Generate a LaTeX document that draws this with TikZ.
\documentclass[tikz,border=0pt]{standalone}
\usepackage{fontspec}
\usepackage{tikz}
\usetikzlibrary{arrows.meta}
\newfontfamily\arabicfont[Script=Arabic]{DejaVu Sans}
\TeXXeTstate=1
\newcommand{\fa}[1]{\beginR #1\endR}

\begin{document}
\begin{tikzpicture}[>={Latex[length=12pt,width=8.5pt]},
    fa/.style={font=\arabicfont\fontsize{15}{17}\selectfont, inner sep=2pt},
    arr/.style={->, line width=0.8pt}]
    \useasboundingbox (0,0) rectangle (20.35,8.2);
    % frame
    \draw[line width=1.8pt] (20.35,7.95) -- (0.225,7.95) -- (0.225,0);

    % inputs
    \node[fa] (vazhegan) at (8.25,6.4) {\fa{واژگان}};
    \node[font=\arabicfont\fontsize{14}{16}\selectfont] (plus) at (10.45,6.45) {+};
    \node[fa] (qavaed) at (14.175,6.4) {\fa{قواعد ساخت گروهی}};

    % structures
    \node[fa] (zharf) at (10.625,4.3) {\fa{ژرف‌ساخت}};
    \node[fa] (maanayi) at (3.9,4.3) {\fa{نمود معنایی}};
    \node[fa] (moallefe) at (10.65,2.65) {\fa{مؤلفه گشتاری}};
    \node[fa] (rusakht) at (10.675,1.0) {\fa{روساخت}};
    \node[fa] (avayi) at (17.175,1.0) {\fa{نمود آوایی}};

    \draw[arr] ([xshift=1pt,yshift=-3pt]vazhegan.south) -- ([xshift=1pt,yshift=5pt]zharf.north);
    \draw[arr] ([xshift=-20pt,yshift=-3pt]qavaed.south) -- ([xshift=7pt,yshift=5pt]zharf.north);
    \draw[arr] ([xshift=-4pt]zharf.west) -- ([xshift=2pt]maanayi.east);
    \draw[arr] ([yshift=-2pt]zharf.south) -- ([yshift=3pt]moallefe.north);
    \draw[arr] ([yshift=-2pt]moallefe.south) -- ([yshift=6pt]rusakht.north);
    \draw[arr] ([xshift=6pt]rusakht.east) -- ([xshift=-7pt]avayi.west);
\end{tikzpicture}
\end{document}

What to do: Word for word, quote all of the data above.

Answer to this problem:
Generate a LaTeX document that draws this with TikZ.
\documentclass[tikz,border=0pt]{standalone}
\usepackage{fontspec}
\usepackage{tikz}
\usetikzlibrary{arrows.meta}
\newfontfamily\arabicfont[Script=Arabic]{DejaVu Sans}
\TeXXeTstate=1
\newcommand{\fa}[1]{\beginR #1\endR}

\begin{document}
\begin{tikzpicture}[>={Latex[length=12pt,width=8.5pt]},
    fa/.style={font=\arabicfont\fontsize{15}{17}\selectfont, inner sep=2pt},
    arr/.style={->, line width=0.8pt}]
    \useasboundingbox (0,0) rectangle (20.35,8.2);
    % frame
    \draw[line width=1.8pt] (20.35,7.95) -- (0.225,7.95) -- (0.225,0);

    % inputs
    \node[fa] (vazhegan) at (8.25,6.4) {\fa{واژگان}};
    \node[font=\arabicfont\fontsize{14}{16}\selectfont] (plus) at (10.45,6.45) {+};
    \node[fa] (qavaed) at (14.175,6.4) {\fa{قواعد ساخت گروهی}};

    % structures
    \node[fa] (zharf) at (10.625,4.3) {\fa{ژرف‌ساخت}};
    \node[fa] (maanayi) at (3.9,4.3) {\fa{نمود معنایی}};
    \node[fa] (moallefe) at (10.65,2.65) {\fa{مؤلفه گشتاری}};
    \node[fa] (rusakht) at (10.675,1.0) {\fa{روساخت}};
    \node[fa] (avayi) at (17.175,1.0) {\fa{نمود آوایی}};

    \draw[arr] ([xshift=1pt,yshift=-3pt]vazhegan.south) -- ([xshift=1pt,yshift=5pt]zharf.north);
    \draw[arr] ([xshift=-20pt,yshift=-3pt]qavaed.south) -- ([xshift=7pt,yshift=5pt]zharf.north);
    \draw[arr] ([xshift=-4pt]zharf.west) -- ([xshift=2pt]maanayi.east);
    \draw[arr] ([yshift=-2pt]zharf.south) -- ([yshift=3pt]moallefe.north);
    \draw[arr] ([yshift=-2pt]moallefe.south) -- ([yshift=6pt]rusakht.north);
    \draw[arr] ([xshift=6pt]rusakht.east) -- ([xshift=-7pt]avayi.west);
\end{tikzpicture}
\end{document}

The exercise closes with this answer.